• [Dataset section]
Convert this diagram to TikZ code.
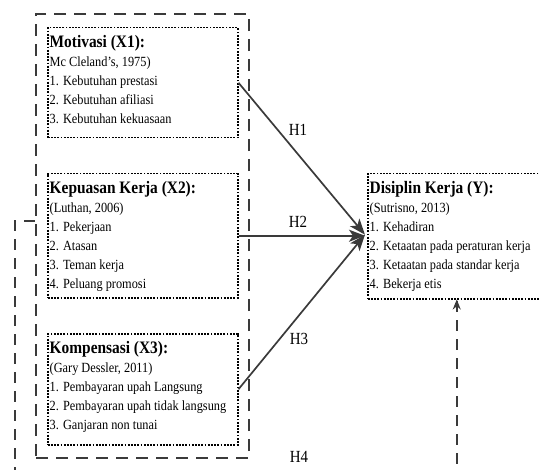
\documentclass[tikz,border=0pt]{standalone}
\usepackage{fontspec}
\setmainfont[FakeStretch=0.88]{Liberation Serif}
\usetikzlibrary{arrows.meta}
\definecolor{ln}{HTML}{3a3a3a}
\begin{document}
\begin{tikzpicture}[x=1pt,y=-1pt,
  obox/.style={draw=ln, line width=2.2pt, dash pattern=on 12pt off 8pt, inner sep=0pt, anchor=north west},
  ibox/.style={draw=black, line width=1.5pt, dash pattern=on 1.8pt off 1.4pt, inner sep=0pt, anchor=north west},
  ttl/.style={anchor=base west, inner sep=0pt, font=\bfseries\fontsize{17.5}{19}\selectfont},
  bod/.style={anchor=base west, inner sep=0pt, font=\fontsize{14}{19}\selectfont},
  hlab/.style={inner sep=0pt, font=\fontsize{17}{19}\selectfont},
  arr/.style={draw=ln, line width=1.7pt, -{Stealth[length=16pt,width=12pt,inset=4pt]}},
  dline/.style={draw=ln, line width=1.9pt, dash pattern=on 11pt off 8pt}
]
\useasboundingbox (0,0) rectangle (540,470);

% outer dashed frame
\node[obox, minimum width=213pt, minimum height=444pt] (outer) at (35,13) {};

% inner boxes
\node[ibox, minimum width=190pt, minimum height=110pt] (mbox) at (47,27) {};
\node[ibox, minimum width=190pt, minimum height=124pt] (kbox) at (47,173) {};
\node[ibox, minimum width=190pt, minimum height=111pt] (cbox) at (47,333) {};
\node[ibox, minimum width=178pt, minimum height=125pt] (dbox) at (367,173) {};

% Motivasi
\node[ttl] (mt) at (49.5,47.5) {Motivasi (X1):};
\foreach \t [count=\i from 0] in {{Mc Cleland’s, 1975)},{1. Kebutuhan prestasi},{2. Kebutuhan afiliasi},{3. Kebutuhan kekuasaan}}
  \node[bod] (ml\i) at (49.5,66.5+19*\i) {\t};

% Kepuasan
\node[ttl] (kt) at (49.5,193.5) {Kepuasan Kerja (X2):};
\foreach \t [count=\i from 0] in {{(Luthan, 2006)},{1. Pekerjaan},{2. Atasan},{3. Teman kerja},{4. Peluang promosi}}
  \node[bod] (kl\i) at (49.5,212.5+19*\i) {\t};

% Kompensasi
\node[ttl] (ct) at (49.5,353.5) {Kompensasi (X3):};
\foreach \t [count=\i from 0] in {{(Gary Dessler, 2011)},{1. Pembayaran upah Langsung},{2. Pembayaran upah tidak langsung},{3. Ganjaran non tunai}}
  \node[bod] (cl\i) at (49.5,372.5+19*\i) {\t};

% Disiplin
\node[ttl] (dt) at (369.5,193.5) {Disiplin Kerja (Y):};
\foreach \t [count=\i from 0] in {{(Sutrisno, 2013)},{1. Kehadiran},{2. Ketaatan pada peraturan kerja},{3. Ketaatan pada standar kerja},{4. Bekerja etis}}
  \node[bod] (dl\i) at (369.5,212.5+19*\i) {\t};

% arrows
\coordinate (tip) at ([xshift=-2pt,yshift=1.5pt]dbox.west);
\draw[arr] (mbox.east) -- (tip);
\draw[arr] (kbox.east) -- (kbox.east -| tip);
\draw[arr] (cbox.east) -- (tip);

% labels
\node[hlab] (h1) at (298,130) {H1};
\node[hlab] (h2) at (298,222) {H2};
\node[hlab] (h3) at (299,339) {H3};
\node[hlab] (h4) at (299,457) {H4};

% H4 dashed connector
\coordinate (lc) at (outer.west |- 0,221);
\coordinate (lcorner) at (15,221);
\coordinate (bcorner) at (15,520);
\draw[dline] (lc) -- (lcorner) -- (bcorner) -| (dbox.south);
\draw[draw=ln, line width=1.7pt, -{Stealth[length=10pt,width=8pt]}] ([yshift=-12pt]dbox.south) -- (dbox.south);
\end{tikzpicture}
\end{document}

• [The task] Give back exactly the lines from the first line of the data through the line with "(kl\i) at (49.5,212.5+19*\i)", pictures excluded.

• [Solution below]
Convert this diagram to TikZ code.
\documentclass[tikz,border=0pt]{standalone}
\usepackage{fontspec}
\setmainfont[FakeStretch=0.88]{Liberation Serif}
\usetikzlibrary{arrows.meta}
\definecolor{ln}{HTML}{3a3a3a}
\begin{document}
\begin{tikzpicture}[x=1pt,y=-1pt,
  obox/.style={draw=ln, line width=2.2pt, dash pattern=on 12pt off 8pt, inner sep=0pt, anchor=north west},
  ibox/.style={draw=black, line width=1.5pt, dash pattern=on 1.8pt off 1.4pt, inner sep=0pt, anchor=north west},
  ttl/.style={anchor=base west, inner sep=0pt, font=\bfseries\fontsize{17.5}{19}\selectfont},
  bod/.style={anchor=base west, inner sep=0pt, font=\fontsize{14}{19}\selectfont},
  hlab/.style={inner sep=0pt, font=\fontsize{17}{19}\selectfont},
  arr/.style={draw=ln, line width=1.7pt, -{Stealth[length=16pt,width=12pt,inset=4pt]}},
  dline/.style={draw=ln, line width=1.9pt, dash pattern=on 11pt off 8pt}
]
\useasboundingbox (0,0) rectangle (540,470);

% outer dashed frame
\node[obox, minimum width=213pt, minimum height=444pt] (outer) at (35,13) {};

% inner boxes
\node[ibox, minimum width=190pt, minimum height=110pt] (mbox) at (47,27) {};
\node[ibox, minimum width=190pt, minimum height=124pt] (kbox) at (47,173) {};
\node[ibox, minimum width=190pt, minimum height=111pt] (cbox) at (47,333) {};
\node[ibox, minimum width=178pt, minimum height=125pt] (dbox) at (367,173) {};

% Motivasi
\node[ttl] (mt) at (49.5,47.5) {Motivasi (X1):};
\foreach \t [count=\i from 0] in {{Mc Cleland’s, 1975)},{1. Kebutuhan prestasi},{2. Kebutuhan afiliasi},{3. Kebutuhan kekuasaan}}
  \node[bod] (ml\i) at (49.5,66.5+19*\i) {\t};

% Kepuasan
\node[ttl] (kt) at (49.5,193.5) {Kepuasan Kerja (X2):};
\foreach \t [count=\i from 0] in {{(Luthan, 2006)},{1. Pekerjaan},{2. Atasan},{3. Teman kerja},{4. Peluang promosi}}
  \node[bod] (kl\i) at (49.5,212.5+19*\i) {\t};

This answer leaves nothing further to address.